14 É certo que no sistema de controlo de preços descrito na questão prejudicial, as despesas de transporte são enumeradas separadamente em relação à margem de comercialização fixa para a venda a retalho. Em todo o caso, estas despesas estão incluídas no preço máximo de venda a retalho, num montante antecipadamente fixado e calculado com base nas despesas de transporte desde o mercado de abastecimento de Rungis até aos estabelecimentos de retalho. Dado que as despesas de importação realmente efectuadas pelos retalhistas ultrapassam este montante, tal fixação antecipada tem um efeito restritivo da importação, uma vez que a diferença vai diminuir o lucro do retalhista em causa.

15 No que respeita às despesas de abastecimento no mercado nacional, convém notar que a sua incorporação na margem máxima de comercialização é incompatível com o Regulamento n.° 805/68, uma vez que essa incorporação afecta os circuitos de distribuição das carnes de bovino em certas regiões (ver o acórdão de 5 de Junho de 1985 atrás citado).

16 O mesmo se verifica nos casos em que as despesas de transporte fixadas antecipadamente se revelam insuficientes para cobrir as despesas de abastecimento no mercado nacional realmente efectuadas pelos retalhistas, o que, consequentemente, afecta os circuitos de distribuição de carnes de bovino em determinadas regiões.

17 Compete à jurisdição nacional apreciar em que medida o sistema previsto pela legislação nacional, que é sua missão aplicar, produz tal efeito.

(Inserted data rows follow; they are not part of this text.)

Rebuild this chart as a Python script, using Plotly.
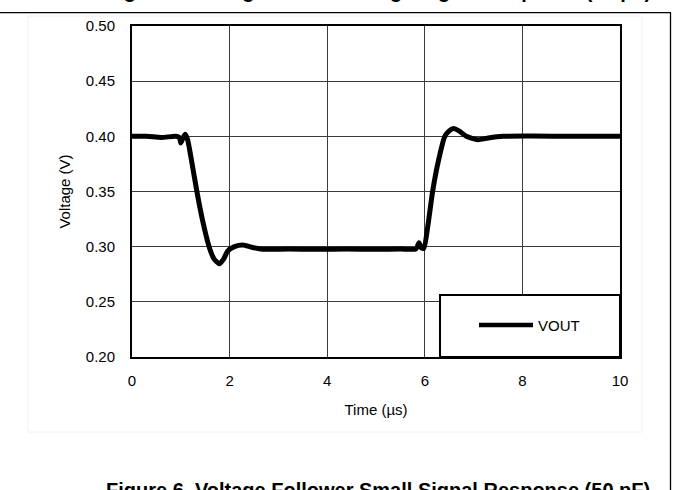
import plotly.graph_objects as go

# Data (time in µs, voltage in V)
time_us = [0.0, 0.3, 0.6, 0.9, 0.97, 1.0, 1.04, 1.09, 1.14, 1.22, 1.33, 1.45, 1.58,
           1.68, 1.79, 1.88, 1.96, 2.1, 2.27, 2.45, 2.67, 3.2, 3.8, 4.4, 5.0, 5.5,
           5.82, 5.88, 5.93, 5.98, 6.06, 6.16, 6.28, 6.41, 6.5, 6.59, 6.7, 6.85,
           7.09, 7.3, 7.6, 8.2, 9.0, 10.0]
vout = [0.400, 0.400, 0.399, 0.400, 0.399, 0.394, 0.398, 0.402, 0.397, 0.378, 0.350,
        0.323, 0.300, 0.289, 0.2845, 0.289, 0.296, 0.300, 0.3015, 0.2995, 0.2977,
        0.2978, 0.2976, 0.2978, 0.2977, 0.2978, 0.2980, 0.3035, 0.2990, 0.2985,
        0.318, 0.350, 0.378, 0.400, 0.405, 0.407, 0.405, 0.400, 0.397, 0.3985,
        0.4000, 0.4002, 0.4000, 0.4000]

x_ticks = [0, 2, 4, 6, 8, 10]
y_ticks = [0.20, 0.25, 0.30, 0.35, 0.40, 0.45, 0.50]

W, H = 673, 490
# plot area in screen pixels
L, R, T, B = 132, 620, 26, 357


def px(xp):
    return (xp - L) / (R - L)


def py(yp):
    return (B - yp) / (B - T)


fig = go.Figure()
fig.add_trace(go.Scatter(
    x=time_us, y=vout, mode="lines", name="VOUT",
    line=dict(color="black", width=5, shape="spline", smoothing=0.6),
    showlegend=False, hoverinfo="skip",
))

font = "Liberation Sans, Arial, sans-serif"

fig.update_layout(
    width=W, height=H,
    margin=dict(l=L, r=W - R, t=T, b=H - B),
    paper_bgcolor="white", plot_bgcolor="white",
    font=dict(family=font, size=15, color="black"),
    xaxis=dict(
        range=[0, 10], tickvals=x_ticks, ticktext=[str(v) for v in x_ticks],
        showgrid=True, gridcolor="#3a3a3a", gridwidth=1,
        showline=True, linecolor="black", linewidth=2, mirror=True,
        ticks="outside", ticklen=9, tickcolor="rgba(0,0,0,0)",
        zeroline=False,
        title=dict(text="Time (µs)", font=dict(size=15), standoff=16),
    ),
    yaxis=dict(
        range=[0.2, 0.5], tickvals=y_ticks, ticktext=[f"{v:.2f}" for v in y_ticks],
        showgrid=True, gridcolor="#3a3a3a", gridwidth=1,
        showline=True, linecolor="black", linewidth=2, mirror=True,
        ticks="outside", ticklen=12, tickcolor="rgba(0,0,0,0)",
        zeroline=False,
        title=dict(text="Voltage (V)", font=dict(size=15), standoff=12),
    ),
)

shapes = [
    # faint chart-area frame
    dict(type="rect", xref="paper", yref="paper", x0=px(28), x1=px(642), y0=py(432), y1=py(16),
         line=dict(color="#f0f0f0", width=1), layer="below"),
    # page frame lines
    dict(type="line", xref="paper", yref="paper", x0=px(0), x1=px(671), y0=py(12.7), y1=py(12.7),
         line=dict(color="black", width=1.3)),
    dict(type="line", xref="paper", yref="paper", x0=px(670.5), x1=px(670.5), y0=py(12.7), y1=py(490),
         line=dict(color="black", width=1.3)),
    # legend box
    dict(type="rect", xref="paper", yref="paper", x0=px(440), x1=1.0, y0=0.0, y1=py(295),
         line=dict(color="black", width=2), fillcolor="white", layer="above"),
    # legend sample line
    dict(type="line", xref="paper", yref="paper", x0=px(479), x1=px(533), y0=py(325), y1=py(325),
         line=dict(color="black", width=4.5), layer="above"),
]
fig.update_layout(shapes=shapes)

fig.add_annotation(text="VOUT", xref="paper", yref="paper", x=px(536), y=py(325),
                   xanchor="left", yanchor="middle", showarrow=False,
                   font=dict(size=15, family=font))
# clipped caption of previous figure (top)
fig.add_annotation(text="<b>Figure 5. Voltage Follower Large Signal Response (50 pF)</b>",
                   xref="paper", yref="paper", x=px(378), y=py(4), xanchor="center", yanchor="bottom",
                   showarrow=False, font=dict(size=20, family=font))
# caption (bottom, clipped)
fig.add_annotation(text="<b>Figure 6. Voltage Follower Small Signal Response (50 pF)</b>",
                   xref="paper", yref="paper", x=px(378), y=py(477), xanchor="center", yanchor="top",
                   showarrow=False, font=dict(size=20, family=font))

fig.write_html(
    "out.html",
    config={"displayModeBar": False},
    post_script="document.body.style.margin='0';document.documentElement.style.overflow='hidden';document.body.style.overflow='hidden';",
)
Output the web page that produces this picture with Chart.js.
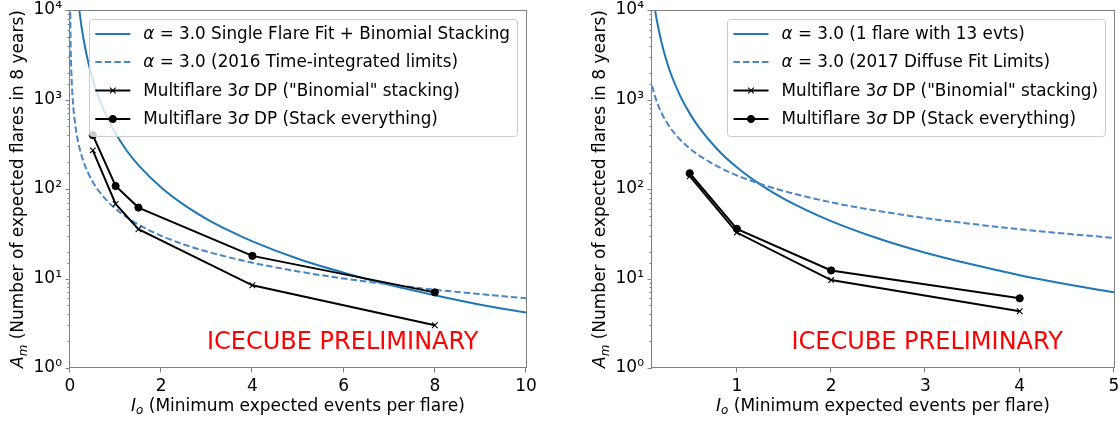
<!DOCTYPE html>
<html>
<head>
<meta charset="utf-8">
<script src="https://cdn.jsdelivr.net/npm/chart.js@4.4.0/dist/chart.umd.min.js"></script>
<style>
  html, body { margin: 0; padding: 0; background: #fff; }
  .panel { position: absolute; top: 0; width: 560px; height: 421px; }
  #left  { left: 0; }
  #right { left: 560px; }
</style>
</head>
<body>
<div class="panel" id="left"><canvas id="cl" width="560" height="421"></canvas></div>
<div class="panel" id="right"><canvas id="cr" width="560" height="421"></canvas></div>
<script>
const FONT = '"DejaVu Sans", sans-serif'

// shared y axis (log)
const yMajorValues = [1, 10, 100, 1000, 10000]
const yMajorLabels = ['10⁰', '10¹', '10²', '10³', '10⁴']

const yTitle = [{ t: 'A', it: 1 }, { t: 'm', it: 1, sub: 1 }, { t: ' (Number of expected flares in 8 years)' }]
const xTitle = [{ t: 'I', it: 1 }, { t: 'o', it: 1, sub: 1 }, { t: ' (Minimum expected events per flare)' }]
const watermark = 'ICECUBE PRELIMINARY'

// ---- left panel ----
const leftXTicks = [0, 2, 4, 6, 8, 10]
const leftLabels = [
  'α = 3.0 Single Flare Fit + Binomial Stacking',
  'α = 3.0 (2016 Time-integrated limits)',
  'Multiflare 3σ DP ("Binomial" stacking)',
  'Multiflare 3σ DP (Stack everything)'
]
const leftFitX = [0.2, 0.25, 0.3, 0.4, 0.5, 0.6, 0.7, 0.8, 1, 1.25, 1.5, 2, 2.5, 3, 3.5, 4, 5, 6, 7, 8, 9, 10]
const leftFitY = [10400, 6660, 4620, 2600, 1660, 1160, 850, 650, 416, 266, 185, 104, 66.5, 46.2, 34, 26, 16.6, 11.6, 8.5, 6.5, 5.1, 4.16]
const leftTiX  = [0.005, 0.01, 0.02, 0.03, 0.05, 0.075, 0.1, 0.15, 0.2, 0.3, 0.4, 0.5, 0.6, 0.8, 1, 1.25, 1.5, 2, 2.5, 3, 4, 5, 6, 7, 8, 9, 10]
const leftTiY  = [12000, 6000, 3000, 2000, 1200, 800, 600, 400, 300, 200, 150, 120, 100, 75, 60, 48, 40, 30, 24, 20, 15, 12, 10, 8.6, 7.5, 6.7, 6.0]
const leftDpX    = [0.5, 1, 1.5, 4, 8]
const leftBinomY = [270, 68, 35.5, 8.4, 3.0]
const leftStackY = [400, 108, 62, 17.9, 7.0]

// ---- right panel ----
const rightXTicks = [1, 2, 3, 4, 5]
const rightLabels = [
  'α = 3.0 (1 flare with 13 evts)',
  'α = 3.0 (2017 Diffuse Fit Limits)',
  'Multiflare 3σ DP ("Binomial" stacking)',
  'Multiflare 3σ DP (Stack everything)'
]
const rightOneX  = [0.13, 0.15, 0.2, 0.25, 0.3, 0.4, 0.5, 0.6, 0.8, 1, 1.25, 1.5, 2, 2.5, 3, 3.5, 4, 4.5, 5]
const rightOneY  = [10400, 7780, 4380, 2800, 1940, 1090, 700, 486, 273, 175, 112, 77.8, 43.8, 28, 19.4, 14.3, 10.9, 8.64, 7.0]
const rightDiffX = [0.1, 0.15, 0.2, 0.3, 0.4, 0.5, 0.6, 0.8, 1, 1.25, 1.5, 2, 2.5, 3, 3.5, 4, 4.5, 5]
const rightDiffY = [1420, 947, 710, 473, 355, 284, 237, 178, 142, 114, 94.7, 71, 56.8, 47.3, 40.6, 35.5, 31.6, 28.4]
const rightDpX    = [0.5, 1, 2, 4]
const rightBinomY = [139, 32.6, 9.6, 4.3]
const rightStackY = [150, 35.9, 12.3, 6.0]

const BLUE = '#1f77b4'
const BLUE_DASH = '#4a86c2'
const SPINE = '#808080'

const pts = (xs, ys) => xs.map((x, i) => ({ x, y: ys[i] }))
const isMajor = v => yMajorValues.some(m => Math.abs(v - m) / m < 1e-6)

// draw text, Greek letters in italic (like mathtext)
function richText(ctx, text, x, y, size, draw) {
  let cx = x
  for (const part of text.split(/([ασ])/)) {
    if (!part) continue
    ctx.font = (part === 'α' || part === 'σ' ? 'italic ' : '') + size + 'px ' + FONT
    if (draw) ctx.fillText(part, cx, y)
    cx += ctx.measureText(part).width
  }
  return cx - x
}

function segText(ctx, segs, x, y, size, draw) {
  let cx = x
  for (const s of segs) {
    const fs = s.sub ? size * 0.7 : size
    ctx.font = (s.it ? 'italic ' : '') + fs + 'px ' + FONT
    if (draw) ctx.fillText(s.t, cx, y + (s.sub ? size * 0.22 : 0))
    cx += ctx.measureText(s.t).width
  }
  return cx - x
}

const mplPlugin = {
  id: 'mpl',
  afterDatasetsDraw(chart, args, o) {
    const ctx = chart.ctx, a = chart.chartArea
    const xs = chart.scales.x, ys = chart.scales.y
    ctx.save()

    // watermark
    ctx.fillStyle = '#ff0000'
    ctx.font = '24px ' + FONT
    ctx.textAlign = 'left'
    ctx.textBaseline = 'alphabetic'
    ctx.fillText(watermark, a.left + o.markX, a.top + o.markY)

    // spines + tick marks
    ctx.strokeStyle = SPINE
    ctx.lineWidth = 1
    ctx.strokeRect(Math.round(a.left) - 0.5, Math.round(a.top) + 0.5, Math.round(a.width) + 1, Math.round(a.height) - 1)
    ctx.beginPath()
    for (const t of ys.ticks) {
      const p = Math.round(ys.getPixelForValue(t.value)) + 0.5
      const len = isMajor(t.value) ? 4.5 : 2.5
      ctx.moveTo(a.left - len, p); ctx.lineTo(a.left, p)
    }
    for (const t of xs.ticks) {
      const p = Math.round(xs.getPixelForValue(t.value)) - 0.5
      ctx.moveTo(p, a.bottom); ctx.lineTo(p, a.bottom + 4.5)
    }
    ctx.stroke()

    // legend (upper right, matplotlib style)
    const fs = 16.8
    const dss = chart.data.datasets
    let maxW = 0
    for (const ds of dss) maxW = Math.max(maxW, richText(ctx, ds.label, 0, 0, fs, false))
    const textX = 54.5
    const w = textX + maxW + 7
    const h = 117
    const bx = a.right - 9 - w, by = a.top + 9
    ctx.fillStyle = 'rgba(255,255,255,0.8)'
    ctx.strokeStyle = '#cccccc'
    ctx.beginPath()
    ctx.roundRect(Math.round(bx) + 0.5, Math.round(by) + 0.5, Math.round(w), h, 3)
    ctx.fill(); ctx.stroke()
    const rowY = [15, 43, 71.5, 100]
    dss.forEach((ds, i) => {
      const y = by + rowY[i]
      const sx = bx + 6.5
      ctx.strokeStyle = ds.borderColor
      ctx.lineWidth = ds.borderWidth
      ctx.setLineDash(ds.borderDash || [])
      ctx.beginPath(); ctx.moveTo(sx, y); ctx.lineTo(sx + 35, y); ctx.stroke()
      ctx.setLineDash([])
      if (ds.pointRadius > 0) {
        ctx.fillStyle = ds.pointBackgroundColor
        ctx.strokeStyle = ds.pointBorderColor
        ctx.lineWidth = ds.pointBorderWidth
        Chart.helpers.drawPoint(ctx, { pointStyle: ds.pointStyle, radius: ds.pointRadius, borderWidth: ds.pointBorderWidth, rotation: 0 }, sx + 17.5, y)
      }
      ctx.fillStyle = '#000'
      ctx.textBaseline = 'middle'
      richText(ctx, ds.label, bx + textX, y + 1, fs, true)
    })

    // axis titles
    const ts = 17
    ctx.fillStyle = '#000'
    ctx.textBaseline = 'alphabetic'
    const xw = segText(ctx, xTitle, 0, 0, ts, false)
    segText(ctx, xTitle, (a.left + a.right) / 2 - xw / 2, a.bottom + 42.5, ts, true)
    const yw = segText(ctx, yTitle, 0, 0, ts, false)
    ctx.translate(a.left - 47, (a.top + a.bottom) / 2)
    ctx.rotate(-Math.PI / 2)
    segText(ctx, yTitle, -yw / 2, 0, ts, true)
    ctx.restore()
  }
}

function makeChart(id, p) {
  const datasets = [
    { label: p.labels[0], data: pts(p.fitX, p.fitY), borderColor: BLUE, borderWidth: 2, pointRadius: 0,
      cubicInterpolationMode: 'monotone', order: 4 },
    { label: p.labels[1], data: pts(p.dashX, p.dashY), borderColor: BLUE_DASH, borderWidth: 2, borderDash: [6.5, 3],
      pointRadius: 0, cubicInterpolationMode: 'monotone', order: 3 },
    { label: p.labels[2], data: pts(p.dpX, p.binomY), borderColor: '#000', borderWidth: 2, tension: 0,
      pointStyle: 'crossRot', pointRadius: 4, pointBorderWidth: 1.1, pointBorderColor: '#000', pointBackgroundColor: '#000', order: 2 },
    { label: p.labels[3], data: pts(p.dpX, p.stackY), borderColor: '#000', borderWidth: 2, tension: 0,
      pointStyle: 'circle', pointRadius: 3.6, pointBorderWidth: 1, pointBorderColor: '#000', pointBackgroundColor: '#000', order: 1 }
  ]
  return new Chart(document.getElementById(id), {
    type: 'line',
    data: { datasets },
    plugins: [mplPlugin],
    options: {
      responsive: false, animation: false, devicePixelRatio: 1,
      layout: { padding: { top: 10, right: p.padRight, left: 0, bottom: 0 } },
      plugins: {
        legend: { display: false },
        tooltip: { enabled: false },
        mpl: { markX: p.markX, markY: 339 }
      },
      scales: {
        x: {
          type: 'linear', min: p.xMin, max: p.xMax,
          grid: { display: false, drawTicks: false, tickLength: 0 },
          border: { display: false },
          ticks: { color: '#000', font: { family: FONT, size: 17 }, padding: 8, autoSkip: false, maxRotation: 0 },
          afterBuildTicks: s => { s.ticks = p.xTicks.map(v => ({ value: v })) },
          afterFit: s => { s.height = 53; s.paddingLeft = 0; s.paddingRight = 0 }
        },
        y: {
          type: 'logarithmic', min: 1, max: 10000,
          grid: { display: false, drawTicks: false, tickLength: 0 },
          border: { display: false },
          ticks: {
            color: '#000', font: { family: FONT, size: 17 }, padding: 8, autoSkip: false,
            callback: v => { const i = yMajorValues.findIndex(m => Math.abs(v - m) / m < 1e-6); return i >= 0 ? yMajorLabels[i] : '' }
          },
          afterFit: s => { s.width = p.yWidth; s.paddingTop = 0; s.paddingBottom = 0 }
        }
      }
    }
  })
}

makeChart('cl', {
  labels: leftLabels, xMin: 0, xMax: 10, xTicks: leftXTicks,
  fitX: leftFitX, fitY: leftFitY, dashX: leftTiX, dashY: leftTiY,
  dpX: leftDpX, binomY: leftBinomY, stackY: leftStackY,
  yWidth: 70, padRight: 34, markX: 137
})

makeChart('cr', {
  labels: rightLabels, xMin: 0.1, xMax: 5, xTicks: rightXTicks,
  fitX: rightOneX, fitY: rightOneY, dashX: rightDiffX, dashY: rightDiffY,
  dpX: rightDpX, binomY: rightBinomY, stackY: rightStackY,
  yWidth: 92, padRight: 6, markX: 139.5
})
</script>
</body>
</html>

18 Assim, há que responder à questão colocada pela cour d' appel de Paris, que uma legislação nacional de controlo dos preços de venda a retalho da carne de bovino que impede os retalhistas de vender os seus produtos aos consumidores a um preço que ultrapassa o preço médio de compra, acrescido de uma margem de comercialização fixa e das despesas de transporte antecipadamente fixadas:

- constitui uma medida de efeito equivalente a uma restrição quantitativa, contrária ao artigo 30.° do Tratado CEE, bem como ao artigo 22.° do Regulamento n.° 805/68 do Conselho, que estabelece a organização comum de mercado no sector da carne de bovino, quando a margem fixa e o montante das despesas de transporte antecipadamente fixado não tiverem suficientemente em conta as despesas de importação efectivamente suportadas pelos retalhistas,

- é incompatível com o Regulamento n.° 805/68 do Conselho, no caso de as despesas de transporte antecipadamente fixadas se revelarem insuficientes para cobrir as despesas de abastecimento no mercado nacional que os retalhistas tenham efectivamente suportado, afectando, assim, a rede de distribuição das carnes de bovino em determinadas regiões.

Decisão sobre as despesas


Quanto às despesas

19 As despesas efectuadas pela Comissão das Comunidades Europeias, que apresentou observações escritas perante o Tribunal, não podem ser reembolsadas. Dado que o processo reveste, relativamente às partes no processo principal, a natureza de um incidente suscitado perante a jurisdição nacional, é a esta que cabe decidir quanto às despesas.

Parte decisória


Pelos fundamentos expostos,

O TRIBUNAL (Terceira Secção) ,

pronunciando-se sobre a questão que lhe foi colocada por acórdão de 25 de Junho de 1986, pela cour d' appel de Paris, declara:

Uma legislação nacional de controlo dos preços de venda a retalho da carne de bovino que proíba os retalhistas de vender os seus produtos aos consumidores por um preço que exceda o preço médio de compra, acrescido de uma margem de comercialização fixa e de um montante de despesas de transporte antecipadamente fixadas:

- constitui uma medida de efeito equivalente a uma restrição quantitativa, contrária ao artigo 30.° do Tratado CEE, bem como ao artigo 22.° do Regulamento n.° 805/68 do Conselho, que estabelece a organização comum de mercado no sector da carne de bovino, quando a margem fixa e o montante das despesas de transporte antecipadamente fixadas não tiverem suficientemente em conta as despesas de importação efectivamente suportadas pelos retalhistas;

- e é incompatível com o Regulamento n.° 805/68 do Conselho, no caso de as despesas de transporte fixadas antecipadamente se revelarem insuficientes para cobrir as despesas de abastecimento no mercado nacional que os retalhistas efectivamente tenham suportado, afectando, por conseguinte, a rede de distribuição das carnes de bovino em determinadas regiões.